Matthew Mitton engages for the first time with the unpublished prose poetry of "For this Moment Only."  His article provides a fascinating history of the prose poem in the Victorian period, describing the influence of Baudelaire and late-Victorian women writers such as Nora Hopper and Olive Schreiner, and culminating in the genre's catastrophic association with Oscar Wilde, after which the genre was abandoned until the twentieth-century.  Mitton then examines the prose poems of the two 'issues' of the manuscript text, demonstrating how many of the tropes common to the lyric poetry are developed--the presence of the pagan in the contemporary, engagement with artworks, women's position in the private sphere, and higher education for women.   Personally, I find the haunting atmospherics of "A Face seen in Ling," a prose poem describing finding an immobile woman, her body framed by the heather, particularly moving.  Mitton argues that Michael Field's prose poems represent a subversive crossing of boundaries between past and present and heterosexual and homosexual.  Indeed, the liminal nature of time and space in Field's writings is an important theme in many of the articles in this issue.  He also speculates that had "For this Moment Only" with its overt experimentation with form, been published, Michael Field may well have come to be seen as a more modernist, more avant garde writer than they are currently given credit for being, particularly after the prose poem form was picked up by important twentieth-century writers such as Samuel Beckett.

Also in this issue, Elizabeth Primamore revisits the Sapphic lyrics of Long Ago.  This volume has been central to scholarship on Michael Field and was at the centre of examinations of lesbian textuality and the effect of doubling on lyric subjectivity by notable critics such as Yopie Prins and Ruth Vanita.  In this article, Primamore examines the 'Sapphic Community' of late-nineteenth-century literary Britain, and in particular, Aestheticism's appropriation of the figure of the lesbian by Verlaine, Baudelaire and Swinburne--poets well known to Michael Field.  If male aesthetes invoked the lesbian as a 'predatory corrupter,' imbued with excessive sexuality and inherently shocking to bourgeoisie society, Primamore argues that Michael Field's Sappho anticipates the later Sapphic moderism of twentieth-century writers such as Virginia Woolf and Djuna Barnes.  While Yopie Prins argued that Field's Long Ago represented a significant nexus between women's study of Greek and their desire for poetic subjectivity within which a "feminine counterdiscourse" could be articulated, Primamore suggests that the lyrics also provided another counter discourse for exploring "the meaning of selfhood and authorship for the woman artist."  She goes on to examine the ways in which female homoeroticism catalyses female creativity, while heterosexuality binds and deters it.  In this way, Primamore asserts, Michael Field appropriates Aesthetic Hellenism as a means of authorizing the female poetic voice that is not unlike modernist female literary communities. 

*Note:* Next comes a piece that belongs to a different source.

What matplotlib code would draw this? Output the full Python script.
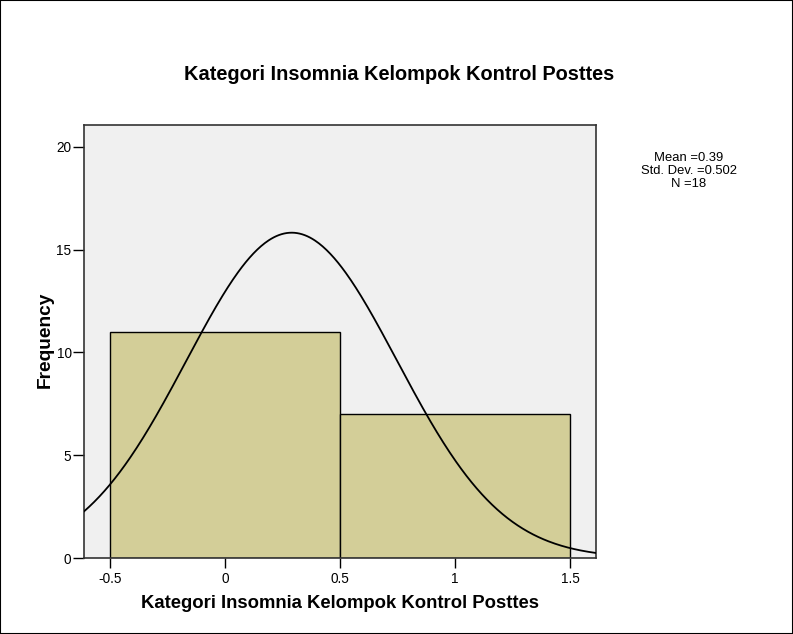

Kirsty Bunting looks at Bradley and Cooper's seaside retreat of Rottingdean near Brighton as an important space within their 'conceptual, liberatory landscape.'  This is an interesting approach because until now, when Michael Field has been considered in terms of landscape it has always been in the context of urban Richmond and the carefully sculptured Aesthetic excess of The Paragon.  Rottingdean, however, was a site through which they could reconnect with Nature, with the Pagan, and with each other.  Bunting highlights the significance of Rottingdean within the Fields' personal mythology by examining three vignettes drawn from "Works and Days":  Bradley and Cooper's withdrawal to Rottingdean on the death of Whym Chow; their reconnection with each other there in the final days of Cooper's fatal illness; and Bradley's visit after the death of Cooper.  In each of these cases, being in Rottingdean enabled them to imaginatively reunite with the lost loved one on the downs or by the seashore.  In a sense, Rottingdean preserves, particularly for Bradley, a connection with their early Pagan selves even after their conversion to Catholicism.

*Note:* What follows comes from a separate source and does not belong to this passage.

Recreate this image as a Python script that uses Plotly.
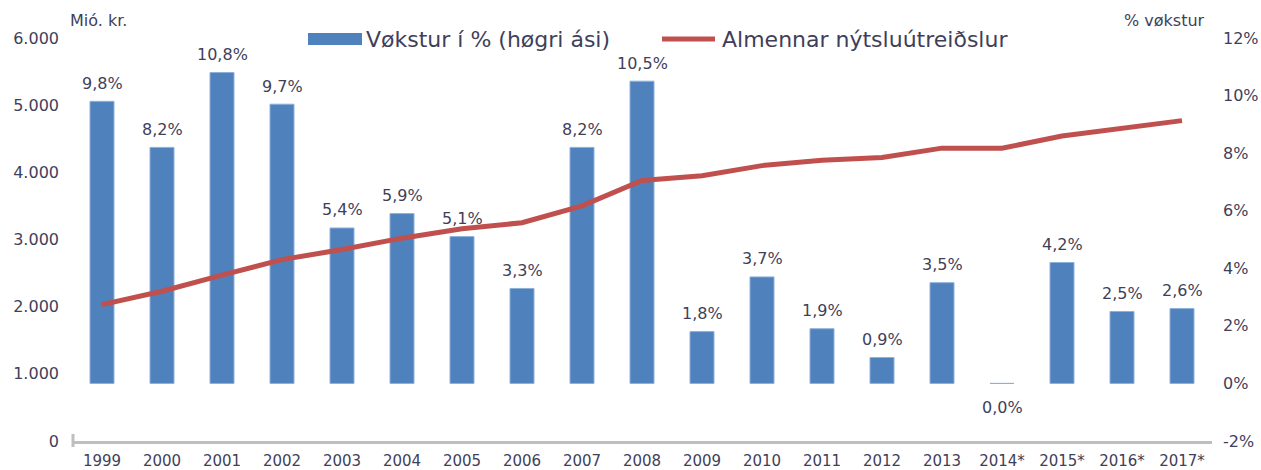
import plotly.graph_objects as go

categories = ["1999", "2000", "2001", "2002", "2003", "2004", "2005", "2006", "2007", "2008",
              "2009", "2010", "2011", "2012", "2013", "2014*", "2015*", "2016*", "2017*"]
growth_pct = [9.8, 8.2, 10.8, 9.7, 5.4, 5.9, 5.1, 3.3, 8.2, 10.5,
              1.8, 3.7, 1.9, 0.9, 3.5, 0.0, 4.2, 2.5, 2.6]
consumption = [2030, 2230, 2470, 2700, 2850, 3020, 3160, 3250, 3500, 3880,
               3950, 4100, 4180, 4220, 4360, 4360, 4540, 4660, 4770]
left_ticks = [0, 1000, 2000, 3000, 4000, 5000, 6000]
right_ticks = [-2, 0, 2, 4, 6, 8, 10, 12]
bar_name = "Vøkstur í % (høgri ási)"
line_name = "Almennar nýtsluútreiðslur"

TXT = "#3F3F5A"
FONT = "DejaVu Sans"
BLUE = "#4F81BD"
RED = "#C0504D"

W, H = 1261, 470
ML, MR, MT, MB = 72, 49, 38, 29
PW, PH = W - ML - MR, H - MT - MB


def px(x):
    return (x - ML) / PW


def py(y):
    return (H - MB - y) / PH


fig = go.Figure()
fig.add_trace(go.Bar(
    x=categories, y=growth_pct, name=bar_name,
    marker=dict(color=BLUE, line=dict(color="#8DB0DA", width=1)),
    width=0.4, yaxis="y", hoverinfo="skip", showlegend=False,
))
fig.add_trace(go.Scatter(
    x=categories, y=consumption, name=line_name,
    mode="lines", line=dict(color=RED, width=5), yaxis="y2", showlegend=False,
))

annotations = []
for i, v in enumerate(growth_pct):
    annotations.append(dict(
        x=i, y=v, xref="x", yref="y", text=f"{v:.1f}%".replace(".", ","),
        showarrow=False, yshift=-24 if v == 0 else 18,
        font=dict(family=FONT, size=16, color=TXT),
    ))
annotations.append(dict(x=px(68), y=py(21), xref="paper", yref="paper", xanchor="left", yanchor="middle",
                        text="Mió. kr.", showarrow=False, font=dict(family=FONT, size=16, color=TXT)))
annotations.append(dict(x=px(1207), y=py(20), xref="paper", yref="paper", xanchor="right", yanchor="middle",
                        text="% vøkstur", showarrow=False, font=dict(family=FONT, size=16, color=TXT)))
# legend texts
annotations.append(dict(x=px(364), y=py(39), xref="paper", yref="paper", xanchor="left", yanchor="middle",
                        text=bar_name, showarrow=False, font=dict(family=FONT, size=22, color=TXT)))
annotations.append(dict(x=px(720), y=py(39), xref="paper", yref="paper", xanchor="left", yanchor="middle",
                        text=line_name, showarrow=False, font=dict(family=FONT, size=22, color=TXT)))

shapes = [
    dict(type="rect", xref="paper", yref="paper", x0=px(308), x1=px(362), y0=py(45), y1=py(33),
         fillcolor=BLUE, line=dict(width=0)),
    dict(type="line", xref="paper", yref="paper", x0=px(662), x1=px(715), y0=py(39), y1=py(39),
         line=dict(color=RED, width=5)),
    dict(type="line", xref="paper", yref="paper", x0=px(73), x1=px(73), y0=py(434), y1=py(447),
         line=dict(color="#BFBFBF", width=3)),
]

fig.update_layout(
    width=W, height=H,
    margin=dict(l=ML, r=MR, t=MT, b=MB, autoexpand=False),
    paper_bgcolor="white", plot_bgcolor="white",
    separators=",.",
    font=dict(family=FONT, size=16, color=TXT),
    showlegend=False,
    hovermode=False,
    xaxis=dict(type="category", range=[-0.5, len(categories) - 0.5], autorange=False,
               showline=True, linecolor="#BFBFBF", linewidth=3, automargin=False,
               showgrid=False, ticks="", ticklabelstandoff=4, tickfont=dict(size=15, color=TXT)),
    yaxis=dict(side="right", range=[-2, 12], tickvals=right_ticks,
               ticktext=[f"{t}%" for t in right_ticks], automargin=False, ticklabelstandoff=10,
               showgrid=False, zeroline=False, showline=False, tickfont=dict(size=16, color=TXT)),
    yaxis2=dict(side="left", overlaying="y", range=[0, 6000], tickvals=left_ticks,
                tickformat=",d", showgrid=False, zeroline=False, showline=False,
                automargin=False, ticklabelstandoff=12, tickfont=dict(size=16, color=TXT)),
    annotations=annotations,
    shapes=shapes,
)

fig.write_html("out.html", config={"displayModeBar": False, "staticPlot": True})
with open("out.html", encoding="utf-8") as f:
    html = f.read()
html = html.replace("<head>", "<head><style>html,body{margin:0;padding:0;overflow:hidden;}</style>", 1)
with open("out.html", "w", encoding="utf-8") as f:
    f.write(html)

Finally, Rachel Morley provides a fictocritical response to one of the most persistent questions in early considerations of Michael Field in "The Trial of Katharine Harris Bradley and Edith Emma Cooper: Poets versus Lovers."  Morley's imaginative engagement represents the often conflicting ways in which biographers and scholars have sought to represent the question of lesbian desire and lesbian sexuality.  In Morley’s article, traditional depictions of the relationship of Bradley and Cooper are represented by Thomas Sturge Moore, Mary Sturgeon and Ursula Bridge, while feminist reconfigurations of the love relationship are put forward principally by Jeanette Foster. Oscar Wilde as judge interposes the voice of queer activism with comments such as "Can love not speak its own name. . . Have I been effigised and martyrised for nothing?"  Bernard Berenson and Charles Ricketts point out the fictionalized nature of written lives as depicted in letters and diaries, while Bradley and Cooper look on in silence.  Ultimately, this is the conclusion toward which Morley's fictional engagement reaches: that all such representations are constructions, 'experiments in ideas' or 'marionettes and puppets.'  All of this culminates in declarations by Wilde and by the chorus that any interpretation of the past is a self-reflexive study of the concerns of the present.

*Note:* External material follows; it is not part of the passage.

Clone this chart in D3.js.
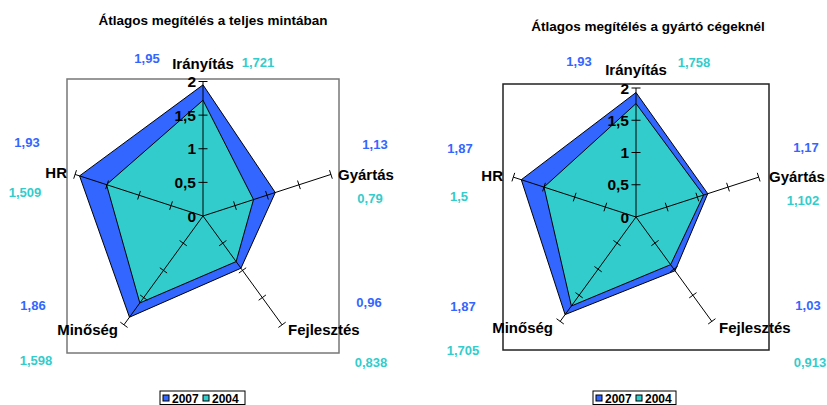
<!DOCTYPE html>
<html>
<head>
<meta charset="utf-8">
<script src="https://cdn.jsdelivr.net/npm/d3@7"></script>
<style>
  body { margin: 0; background: #fff; }
  svg { display: block; font-family: "Liberation Sans", Arial, sans-serif; font-weight: bold; }
</style>
</head>
<body>
<svg width="827" height="405"></svg>
<script>
// radar charts: average rating, full sample vs manufacturers

const categories = ["Irányítás", "Gyártás", "Fejlesztés", "Minőség", "HR"];
const seriesNames = ["2007", "2004"];
const seriesColors = ["#3366ff", "#33cccc"];
const tickValues = [0, 0.5, 1, 1.5, 2];
const tickLabels = ["0", "0,5", "1", "1,5", "2"];

// Átlagos megítélés a teljes mintában
const total2007 = [1.95, 1.13, 0.96, 1.86, 1.93];
const total2004 = [1.721, 0.79, 0.838, 1.598, 1.509];

// Átlagos megítélés a gyártó cégeknél
const maker2007 = [1.93, 1.17, 1.03, 1.87, 1.87];
const maker2004 = [1.758, 1.102, 0.913, 1.705, 1.5];

const titles = ["Átlagos megítélés a teljes mintában", "Átlagos megítélés a gyártó cégeknél"];

const fmt = v => String(v).replace(".", ",");

var svg = d3.select("svg");

// layout of each panel (positions only)
const layouts = [
  {
    box: [67, 79, 339, 353], cx: 203, cy: 216, r: 134.5, boxColor: "#777",
    title: [213, 25],
    cat: [[203, 69, "middle"], [338, 180, "start"], [288, 335, "start"], [118, 335, "end"], [67, 178, "end"]],
    v07: [[147, 63], [375, 149], [369, 307], [33, 310], [27, 147]],
    v04: [[258, 67], [370, 203], [371, 367], [36, 365], [25, 197]],
    legend: [160, 391]
  },
  {
    box: [503, 84, 769, 350], cx: 636, cy: 217, r: 129, boxColor: "#222",
    title: [648, 31],
    cat: [[636, 75, "middle"], [769, 182, "start"], [719, 333, "start"], [553, 333, "end"], [503, 181, "end"]],
    v07: [[579, 66], [806, 152], [808, 310], [463, 311], [460, 153]],
    v04: [[694, 67], [803, 205], [810, 367], [463, 355], [459, 201]],
    legend: [593, 391]
  }
];

const panels = [[total2007, total2004], [maker2007, maker2004]];

panels.forEach(function(vals, i) {
  drawRadar(layouts[i], vals, titles[i]);
});

function drawRadar(L, vals, title) {
  var g = svg.append("g");
  var rScale = d3.scaleLinear().domain([0, 2]).range([0, L.r]);
  var angle = d3.scaleLinear().domain([0, categories.length]).range([0, 2 * Math.PI]);

  function pt(i, v) {
    var a = angle(i);
    return [L.cx + rScale(v) * Math.sin(a), L.cy - rScale(v) * Math.cos(a)];
  }

  // plot area box
  g.append("rect")
    .attr("x", L.box[0]).attr("y", L.box[1])
    .attr("width", L.box[2] - L.box[0]).attr("height", L.box[3] - L.box[1])
    .attr("fill", "none").attr("stroke", L.boxColor).attr("stroke-width", 1.5);

  // series polygons
  var line = d3.line();
  vals.forEach(function(s, k) {
    g.append("path")
      .attr("d", line(s.map((v, j) => pt(j, v))) + "Z")
      .attr("fill", seriesColors[k])
      .attr("stroke", "#000")
      .attr("stroke-width", 1);
  });

  // axes with ticks
  categories.forEach(function(c, j) {
    var a = angle(j);
    var end = pt(j, 2);
    g.append("line")
      .attr("x1", L.cx).attr("y1", L.cy)
      .attr("x2", end[0]).attr("y2", end[1])
      .attr("stroke", "#000").attr("stroke-width", 1);
    var px = Math.cos(a) * 4.5, py = Math.sin(a) * 4.5;
    tickValues.slice(1).forEach(function(t) {
      var p = pt(j, t);
      g.append("line")
        .attr("x1", p[0] - px).attr("y1", p[1] - py)
        .attr("x2", p[0] + px).attr("y2", p[1] + py)
        .attr("stroke", "#000").attr("stroke-width", 1);
    });
  });

  // value axis labels
  tickValues.forEach(function(t, k) {
    var p = pt(0, t);
    g.append("text")
      .attr("x", p[0] - 7).attr("y", p[1] + 5.5)
      .attr("text-anchor", "end")
      .attr("font-size", 15.5)
      .text(tickLabels[k]);
  });

  // category labels
  categories.forEach(function(c, j) {
    g.append("text")
      .attr("x", L.cat[j][0]).attr("y", L.cat[j][1])
      .attr("text-anchor", L.cat[j][2])
      .attr("font-size", 15)
      .text(c);
  });

  // value labels
  [L.v07, L.v04].forEach(function(pos, k) {
    vals[k].forEach(function(v, j) {
      g.append("text")
        .attr("x", pos[j][0]).attr("y", pos[j][1])
        .attr("text-anchor", "middle")
        .attr("font-size", 13)
        .attr("fill", seriesColors[k])
        .text(fmt(v));
    });
  });

  // title
  g.append("text")
    .attr("x", L.title[0]).attr("y", L.title[1])
    .attr("text-anchor", "middle")
    .attr("font-size", 13.5)
    .text(title);

  // legend
  var lg = g.append("g").attr("transform", "translate(" + L.legend[0] + "," + L.legend[1] + ")");
  var lw = L.legend[0] > 400 ? 83 : 85;
  lg.append("rect").attr("x", 0).attr("y", 0).attr("width", lw).attr("height", 13.5)
    .attr("fill", "#fff").attr("stroke", "#000").attr("stroke-width", 1);
  seriesNames.forEach(function(n, k) {
    var x0 = 3 + k * 40;
    lg.append("rect").attr("x", x0).attr("y", 4).attr("width", 6).attr("height", 6)
      .attr("fill", seriesColors[k]).attr("stroke", "#000").attr("stroke-width", 1);
    lg.append("text").attr("x", x0 + 9).attr("y", 11.5)
      .attr("font-size", 12)
      .text(n);
  });
}
</script>
</body>
</html>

The issue concludes with a series of reviews and announcements of publications of interest to Michael Field scholars.  These attest to the increasing vigour of Michael Field as a subject of interest to critics in many disciplines:  Victorian literature and culture, British social history, queer studies, and artistic collaboration.  For me, this continued growth of interest in Michael Field is extremely gratifying, for I can still remember the days when I first commenced my doctoral research on Michael Field when one could easily get through everything that had been recently written on Bradley and Cooper in a leisurely afternoon's reading.  This is no longer the case, and has not been for quite some time.  It is my fondest hope as editor of The Michaelian that this new interest is not merely a literary 'fad' and that this journal will be instrumental in seriously positioning Field as important voices within Victorian literature.